**What is expected:** Print the data exactly, leaving nothing out.

**Data section:**
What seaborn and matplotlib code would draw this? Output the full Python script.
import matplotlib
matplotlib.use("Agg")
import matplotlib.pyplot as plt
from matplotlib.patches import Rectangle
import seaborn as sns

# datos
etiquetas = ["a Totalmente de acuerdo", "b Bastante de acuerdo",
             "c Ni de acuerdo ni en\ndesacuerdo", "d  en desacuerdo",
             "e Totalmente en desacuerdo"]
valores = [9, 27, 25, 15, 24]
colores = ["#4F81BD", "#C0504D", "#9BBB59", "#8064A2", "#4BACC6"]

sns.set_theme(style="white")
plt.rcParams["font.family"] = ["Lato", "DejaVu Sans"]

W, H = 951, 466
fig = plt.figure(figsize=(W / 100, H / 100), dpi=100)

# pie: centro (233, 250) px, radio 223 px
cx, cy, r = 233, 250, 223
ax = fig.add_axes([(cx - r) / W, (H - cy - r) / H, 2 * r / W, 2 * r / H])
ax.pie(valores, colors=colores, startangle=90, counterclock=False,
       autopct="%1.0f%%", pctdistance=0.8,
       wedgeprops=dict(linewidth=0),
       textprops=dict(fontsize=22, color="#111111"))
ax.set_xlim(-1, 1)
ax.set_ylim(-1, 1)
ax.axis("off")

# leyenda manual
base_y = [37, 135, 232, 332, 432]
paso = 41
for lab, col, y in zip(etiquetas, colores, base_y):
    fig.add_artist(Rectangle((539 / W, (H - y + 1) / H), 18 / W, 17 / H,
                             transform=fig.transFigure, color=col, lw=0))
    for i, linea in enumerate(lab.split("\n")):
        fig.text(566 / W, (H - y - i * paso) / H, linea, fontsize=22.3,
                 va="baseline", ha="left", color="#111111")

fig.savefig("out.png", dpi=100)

**Response for this exercise:**
What seaborn and matplotlib code would draw this? Output the full Python script.
import matplotlib
matplotlib.use("Agg")
import matplotlib.pyplot as plt
from matplotlib.patches import Rectangle
import seaborn as sns

# datos
etiquetas = ["a Totalmente de acuerdo", "b Bastante de acuerdo",
             "c Ni de acuerdo ni en\ndesacuerdo", "d  en desacuerdo",
             "e Totalmente en desacuerdo"]
valores = [9, 27, 25, 15, 24]
colores = ["#4F81BD", "#C0504D", "#9BBB59", "#8064A2", "#4BACC6"]

sns.set_theme(style="white")
plt.rcParams["font.family"] = ["Lato", "DejaVu Sans"]

W, H = 951, 466
fig = plt.figure(figsize=(W / 100, H / 100), dpi=100)

# pie: centro (233, 250) px, radio 223 px
cx, cy, r = 233, 250, 223
ax = fig.add_axes([(cx - r) / W, (H - cy - r) / H, 2 * r / W, 2 * r / H])
ax.pie(valores, colors=colores, startangle=90, counterclock=False,
       autopct="%1.0f%%", pctdistance=0.8,
       wedgeprops=dict(linewidth=0),
       textprops=dict(fontsize=22, color="#111111"))
ax.set_xlim(-1, 1)
ax.set_ylim(-1, 1)
ax.axis("off")

# leyenda manual
base_y = [37, 135, 232, 332, 432]
paso = 41
for lab, col, y in zip(etiquetas, colores, base_y):
    fig.add_artist(Rectangle((539 / W, (H - y + 1) / H), 18 / W, 17 / H,
                             transform=fig.transFigure, color=col, lw=0))
    for i, linea in enumerate(lab.split("\n")):
        fig.text(566 / W, (H - y - i * paso) / H, linea, fontsize=22.3,
                 va="baseline", ha="left", color="#111111")

fig.savefig("out.png", dpi=100)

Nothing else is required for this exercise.